Supplied records =
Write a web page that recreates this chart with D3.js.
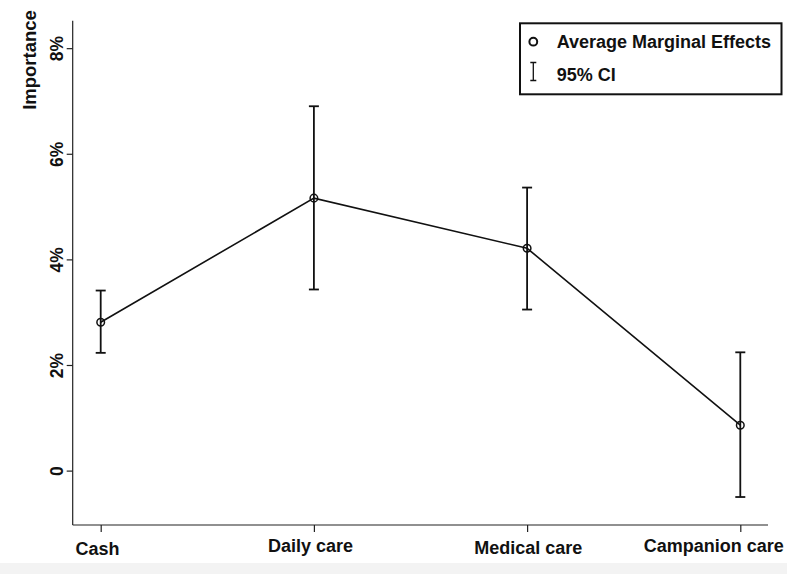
...
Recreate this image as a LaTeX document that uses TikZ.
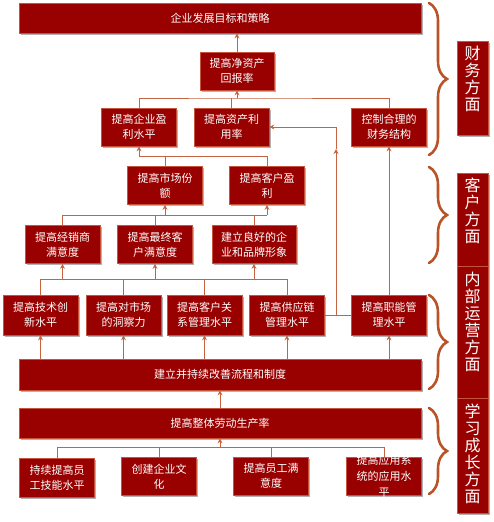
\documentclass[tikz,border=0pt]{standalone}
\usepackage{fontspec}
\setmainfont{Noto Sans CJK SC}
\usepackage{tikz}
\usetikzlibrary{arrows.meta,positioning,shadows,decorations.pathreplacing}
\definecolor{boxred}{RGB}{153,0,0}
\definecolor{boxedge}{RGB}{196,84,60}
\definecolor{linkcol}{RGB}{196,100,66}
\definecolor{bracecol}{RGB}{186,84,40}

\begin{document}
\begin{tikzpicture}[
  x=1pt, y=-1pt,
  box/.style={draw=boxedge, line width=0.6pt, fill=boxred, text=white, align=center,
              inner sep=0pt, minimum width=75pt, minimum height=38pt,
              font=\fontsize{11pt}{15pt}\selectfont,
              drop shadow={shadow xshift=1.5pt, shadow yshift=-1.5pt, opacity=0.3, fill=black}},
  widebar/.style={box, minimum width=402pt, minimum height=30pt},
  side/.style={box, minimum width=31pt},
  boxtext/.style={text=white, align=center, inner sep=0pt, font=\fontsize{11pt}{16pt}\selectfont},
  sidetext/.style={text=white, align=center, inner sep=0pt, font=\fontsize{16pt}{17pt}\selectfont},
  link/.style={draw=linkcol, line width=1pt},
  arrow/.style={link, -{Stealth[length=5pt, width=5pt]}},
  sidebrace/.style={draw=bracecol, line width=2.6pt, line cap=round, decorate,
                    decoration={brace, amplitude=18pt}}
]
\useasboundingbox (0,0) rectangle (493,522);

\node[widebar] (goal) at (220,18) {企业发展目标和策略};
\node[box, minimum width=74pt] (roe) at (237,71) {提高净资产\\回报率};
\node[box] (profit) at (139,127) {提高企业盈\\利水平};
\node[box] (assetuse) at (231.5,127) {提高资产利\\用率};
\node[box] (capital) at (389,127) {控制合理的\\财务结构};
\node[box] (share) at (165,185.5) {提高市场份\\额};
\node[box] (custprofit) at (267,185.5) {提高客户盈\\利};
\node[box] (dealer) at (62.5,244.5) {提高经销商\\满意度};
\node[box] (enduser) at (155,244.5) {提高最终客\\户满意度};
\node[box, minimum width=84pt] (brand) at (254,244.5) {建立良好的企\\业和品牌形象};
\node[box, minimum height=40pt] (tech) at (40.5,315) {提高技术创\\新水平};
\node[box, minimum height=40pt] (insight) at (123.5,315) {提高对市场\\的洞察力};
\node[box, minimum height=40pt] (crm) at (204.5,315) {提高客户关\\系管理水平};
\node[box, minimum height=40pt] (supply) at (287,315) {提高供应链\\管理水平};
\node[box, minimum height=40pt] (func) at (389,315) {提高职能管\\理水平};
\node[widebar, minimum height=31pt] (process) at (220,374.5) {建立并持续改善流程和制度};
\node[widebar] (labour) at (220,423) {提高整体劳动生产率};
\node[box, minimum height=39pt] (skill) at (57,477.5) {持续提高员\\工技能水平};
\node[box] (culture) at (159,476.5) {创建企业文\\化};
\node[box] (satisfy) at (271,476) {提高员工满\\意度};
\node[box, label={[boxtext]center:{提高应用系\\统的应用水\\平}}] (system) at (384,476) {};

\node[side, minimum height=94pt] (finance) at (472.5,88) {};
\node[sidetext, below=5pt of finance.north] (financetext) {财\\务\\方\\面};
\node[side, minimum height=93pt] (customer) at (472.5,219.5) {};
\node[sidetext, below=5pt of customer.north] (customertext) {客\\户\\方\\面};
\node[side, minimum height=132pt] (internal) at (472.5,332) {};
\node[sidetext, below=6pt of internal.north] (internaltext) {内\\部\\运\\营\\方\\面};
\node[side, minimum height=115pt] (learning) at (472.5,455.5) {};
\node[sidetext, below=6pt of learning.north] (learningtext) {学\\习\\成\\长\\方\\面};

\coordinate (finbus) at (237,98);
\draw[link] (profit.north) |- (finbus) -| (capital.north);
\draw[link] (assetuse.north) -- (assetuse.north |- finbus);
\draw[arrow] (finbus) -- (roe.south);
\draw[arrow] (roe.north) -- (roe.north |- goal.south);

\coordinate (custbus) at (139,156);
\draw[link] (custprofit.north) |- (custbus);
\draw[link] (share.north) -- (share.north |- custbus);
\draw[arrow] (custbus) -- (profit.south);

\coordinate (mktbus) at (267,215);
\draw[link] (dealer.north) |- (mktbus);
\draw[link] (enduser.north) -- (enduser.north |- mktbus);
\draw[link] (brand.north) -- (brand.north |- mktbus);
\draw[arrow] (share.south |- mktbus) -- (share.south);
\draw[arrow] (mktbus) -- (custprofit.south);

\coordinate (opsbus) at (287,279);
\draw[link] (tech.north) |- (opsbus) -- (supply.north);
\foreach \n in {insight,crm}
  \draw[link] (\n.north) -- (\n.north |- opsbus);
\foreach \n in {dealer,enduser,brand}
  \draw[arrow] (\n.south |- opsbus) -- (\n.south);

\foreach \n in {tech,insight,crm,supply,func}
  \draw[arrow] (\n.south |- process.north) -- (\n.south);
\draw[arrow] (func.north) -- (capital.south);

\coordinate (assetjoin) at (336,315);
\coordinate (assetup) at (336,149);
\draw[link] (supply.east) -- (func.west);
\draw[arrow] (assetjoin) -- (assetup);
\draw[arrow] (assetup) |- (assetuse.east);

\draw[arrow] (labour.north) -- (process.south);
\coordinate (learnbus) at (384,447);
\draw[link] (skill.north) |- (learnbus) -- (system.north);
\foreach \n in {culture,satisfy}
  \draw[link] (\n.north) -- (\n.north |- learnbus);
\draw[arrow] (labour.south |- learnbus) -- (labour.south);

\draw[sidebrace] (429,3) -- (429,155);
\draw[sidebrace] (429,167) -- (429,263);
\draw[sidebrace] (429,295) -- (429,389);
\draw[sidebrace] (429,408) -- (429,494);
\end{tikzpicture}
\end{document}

Work instructions = State how many lines of the listing hold the string "this"; reply with the number and nothing else.

Finished exercise = 2